(Rows from a dataset of charts and code)
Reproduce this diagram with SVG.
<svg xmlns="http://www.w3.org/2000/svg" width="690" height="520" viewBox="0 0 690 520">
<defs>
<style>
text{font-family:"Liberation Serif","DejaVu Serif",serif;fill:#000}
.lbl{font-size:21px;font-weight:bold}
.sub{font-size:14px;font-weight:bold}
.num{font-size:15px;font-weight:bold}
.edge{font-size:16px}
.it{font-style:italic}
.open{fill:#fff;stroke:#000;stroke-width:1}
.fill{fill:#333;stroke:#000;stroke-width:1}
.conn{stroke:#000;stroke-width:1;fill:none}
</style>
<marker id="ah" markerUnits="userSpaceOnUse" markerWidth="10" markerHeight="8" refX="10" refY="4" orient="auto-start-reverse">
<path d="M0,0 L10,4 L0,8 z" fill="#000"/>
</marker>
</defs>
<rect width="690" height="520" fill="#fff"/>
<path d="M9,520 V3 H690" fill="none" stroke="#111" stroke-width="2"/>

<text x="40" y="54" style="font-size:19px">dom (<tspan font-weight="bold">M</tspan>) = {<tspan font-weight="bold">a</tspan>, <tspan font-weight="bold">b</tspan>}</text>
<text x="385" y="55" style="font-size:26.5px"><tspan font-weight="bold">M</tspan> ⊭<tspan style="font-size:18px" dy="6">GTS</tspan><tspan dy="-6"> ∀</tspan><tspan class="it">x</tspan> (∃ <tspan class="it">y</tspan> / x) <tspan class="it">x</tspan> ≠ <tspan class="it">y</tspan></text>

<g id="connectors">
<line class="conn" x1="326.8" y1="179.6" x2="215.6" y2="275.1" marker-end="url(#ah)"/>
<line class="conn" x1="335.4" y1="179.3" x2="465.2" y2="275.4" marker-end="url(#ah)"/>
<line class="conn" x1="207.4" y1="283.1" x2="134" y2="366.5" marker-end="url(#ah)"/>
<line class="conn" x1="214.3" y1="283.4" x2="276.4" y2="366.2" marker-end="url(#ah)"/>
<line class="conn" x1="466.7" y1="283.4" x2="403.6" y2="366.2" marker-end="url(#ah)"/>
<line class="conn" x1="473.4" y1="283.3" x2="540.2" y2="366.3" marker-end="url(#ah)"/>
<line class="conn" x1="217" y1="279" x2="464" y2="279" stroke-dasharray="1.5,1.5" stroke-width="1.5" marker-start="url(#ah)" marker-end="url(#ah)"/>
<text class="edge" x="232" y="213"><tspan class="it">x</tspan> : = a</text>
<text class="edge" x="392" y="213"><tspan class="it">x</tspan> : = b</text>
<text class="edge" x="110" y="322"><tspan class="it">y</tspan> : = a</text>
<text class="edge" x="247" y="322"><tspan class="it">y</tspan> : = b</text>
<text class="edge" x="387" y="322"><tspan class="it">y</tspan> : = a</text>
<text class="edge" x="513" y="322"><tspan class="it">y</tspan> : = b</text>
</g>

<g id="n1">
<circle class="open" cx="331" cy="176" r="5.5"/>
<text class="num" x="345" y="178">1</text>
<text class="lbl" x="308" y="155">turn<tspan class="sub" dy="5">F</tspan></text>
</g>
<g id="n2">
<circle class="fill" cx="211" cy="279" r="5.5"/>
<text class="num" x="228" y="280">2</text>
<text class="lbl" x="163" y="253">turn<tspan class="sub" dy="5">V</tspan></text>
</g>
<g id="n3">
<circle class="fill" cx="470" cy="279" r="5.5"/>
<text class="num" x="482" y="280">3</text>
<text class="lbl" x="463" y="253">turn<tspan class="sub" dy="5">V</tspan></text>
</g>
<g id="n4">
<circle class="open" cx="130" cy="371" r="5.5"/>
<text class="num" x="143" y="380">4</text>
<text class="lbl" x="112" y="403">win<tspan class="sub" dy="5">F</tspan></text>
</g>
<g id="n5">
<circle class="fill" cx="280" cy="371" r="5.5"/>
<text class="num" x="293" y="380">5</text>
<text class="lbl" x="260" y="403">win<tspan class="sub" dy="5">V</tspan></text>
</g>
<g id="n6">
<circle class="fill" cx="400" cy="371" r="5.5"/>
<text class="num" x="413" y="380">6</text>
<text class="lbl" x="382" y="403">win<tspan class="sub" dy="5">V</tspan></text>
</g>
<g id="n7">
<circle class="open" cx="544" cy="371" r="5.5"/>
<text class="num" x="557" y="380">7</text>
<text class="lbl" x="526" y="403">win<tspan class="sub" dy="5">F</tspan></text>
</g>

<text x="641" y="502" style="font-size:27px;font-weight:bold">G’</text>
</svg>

* * *

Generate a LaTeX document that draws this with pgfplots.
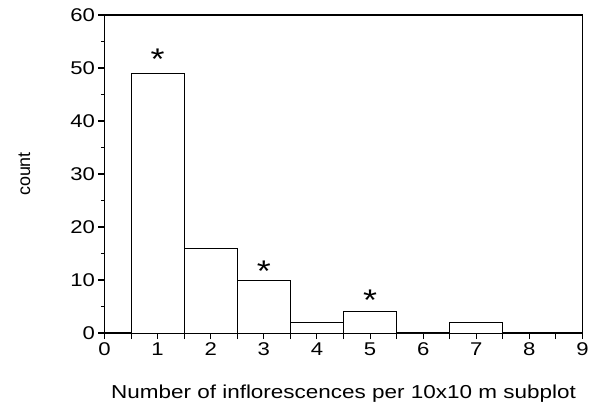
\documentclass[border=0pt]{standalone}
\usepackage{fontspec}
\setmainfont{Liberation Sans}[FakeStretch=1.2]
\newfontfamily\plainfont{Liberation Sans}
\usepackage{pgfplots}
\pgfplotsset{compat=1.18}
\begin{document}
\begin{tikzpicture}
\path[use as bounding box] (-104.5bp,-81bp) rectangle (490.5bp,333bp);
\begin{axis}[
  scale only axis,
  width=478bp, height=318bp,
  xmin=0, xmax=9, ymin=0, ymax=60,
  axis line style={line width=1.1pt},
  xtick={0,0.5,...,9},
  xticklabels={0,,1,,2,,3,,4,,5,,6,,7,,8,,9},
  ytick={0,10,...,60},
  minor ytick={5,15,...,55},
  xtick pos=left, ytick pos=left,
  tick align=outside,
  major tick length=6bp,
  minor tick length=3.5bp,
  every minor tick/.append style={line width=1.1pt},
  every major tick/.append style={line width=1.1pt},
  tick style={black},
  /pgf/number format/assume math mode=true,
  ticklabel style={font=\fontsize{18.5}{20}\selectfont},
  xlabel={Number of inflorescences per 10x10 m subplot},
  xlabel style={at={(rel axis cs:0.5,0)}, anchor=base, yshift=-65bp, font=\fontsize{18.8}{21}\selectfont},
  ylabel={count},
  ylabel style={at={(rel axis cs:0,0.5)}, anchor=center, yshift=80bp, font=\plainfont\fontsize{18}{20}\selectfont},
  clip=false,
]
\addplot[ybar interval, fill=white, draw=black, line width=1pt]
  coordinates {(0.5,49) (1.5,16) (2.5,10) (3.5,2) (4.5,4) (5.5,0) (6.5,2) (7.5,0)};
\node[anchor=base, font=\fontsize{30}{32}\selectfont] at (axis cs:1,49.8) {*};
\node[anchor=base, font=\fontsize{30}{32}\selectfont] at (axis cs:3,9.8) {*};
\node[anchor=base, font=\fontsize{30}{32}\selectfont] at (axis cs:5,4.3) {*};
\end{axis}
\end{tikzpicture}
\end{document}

* * *

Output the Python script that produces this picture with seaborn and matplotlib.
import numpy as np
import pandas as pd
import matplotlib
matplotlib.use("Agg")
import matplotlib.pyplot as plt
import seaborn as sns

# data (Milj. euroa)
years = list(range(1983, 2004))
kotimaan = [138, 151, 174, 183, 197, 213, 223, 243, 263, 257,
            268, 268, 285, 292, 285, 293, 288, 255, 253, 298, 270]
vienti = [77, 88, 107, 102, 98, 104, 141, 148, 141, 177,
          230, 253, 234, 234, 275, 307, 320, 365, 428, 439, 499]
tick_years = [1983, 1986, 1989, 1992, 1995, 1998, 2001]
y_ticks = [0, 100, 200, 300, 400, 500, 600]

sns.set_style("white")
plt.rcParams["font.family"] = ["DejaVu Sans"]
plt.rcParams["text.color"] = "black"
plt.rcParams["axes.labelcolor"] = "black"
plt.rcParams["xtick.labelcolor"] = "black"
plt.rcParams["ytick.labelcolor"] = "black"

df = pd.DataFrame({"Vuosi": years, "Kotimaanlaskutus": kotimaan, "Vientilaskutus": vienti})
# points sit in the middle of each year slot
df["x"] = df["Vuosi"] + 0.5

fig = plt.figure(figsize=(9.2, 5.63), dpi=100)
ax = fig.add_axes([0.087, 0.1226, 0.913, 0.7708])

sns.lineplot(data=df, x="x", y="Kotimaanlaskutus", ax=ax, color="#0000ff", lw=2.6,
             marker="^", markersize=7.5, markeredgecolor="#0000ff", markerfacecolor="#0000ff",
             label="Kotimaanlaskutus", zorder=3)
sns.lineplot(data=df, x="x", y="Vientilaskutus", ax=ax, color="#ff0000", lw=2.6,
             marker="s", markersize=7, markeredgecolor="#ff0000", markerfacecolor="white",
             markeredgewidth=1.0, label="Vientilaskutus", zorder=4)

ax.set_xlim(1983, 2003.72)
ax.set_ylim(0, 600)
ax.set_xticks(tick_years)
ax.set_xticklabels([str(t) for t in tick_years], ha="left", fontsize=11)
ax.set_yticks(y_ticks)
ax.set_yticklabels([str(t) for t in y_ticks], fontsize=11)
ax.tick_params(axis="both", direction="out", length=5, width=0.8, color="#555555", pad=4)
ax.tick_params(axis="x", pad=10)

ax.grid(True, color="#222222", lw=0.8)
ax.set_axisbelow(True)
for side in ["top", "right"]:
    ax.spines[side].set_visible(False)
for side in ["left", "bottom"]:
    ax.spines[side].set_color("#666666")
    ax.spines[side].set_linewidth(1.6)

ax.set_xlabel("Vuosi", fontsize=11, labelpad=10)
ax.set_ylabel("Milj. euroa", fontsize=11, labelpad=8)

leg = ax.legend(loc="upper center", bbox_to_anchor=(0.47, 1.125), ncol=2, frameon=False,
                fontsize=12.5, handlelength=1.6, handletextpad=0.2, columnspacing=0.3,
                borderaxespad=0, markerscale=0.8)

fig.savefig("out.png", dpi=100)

DESCRIPTION OF THE TASK — Which lines of the material contain the string "this"? List each of them.

FULL RESPONSE —
Reproduce this diagram with SVG.
Generate a LaTeX document that draws this with pgfplots.
Output the Python script that produces this picture with seaborn and matplotlib.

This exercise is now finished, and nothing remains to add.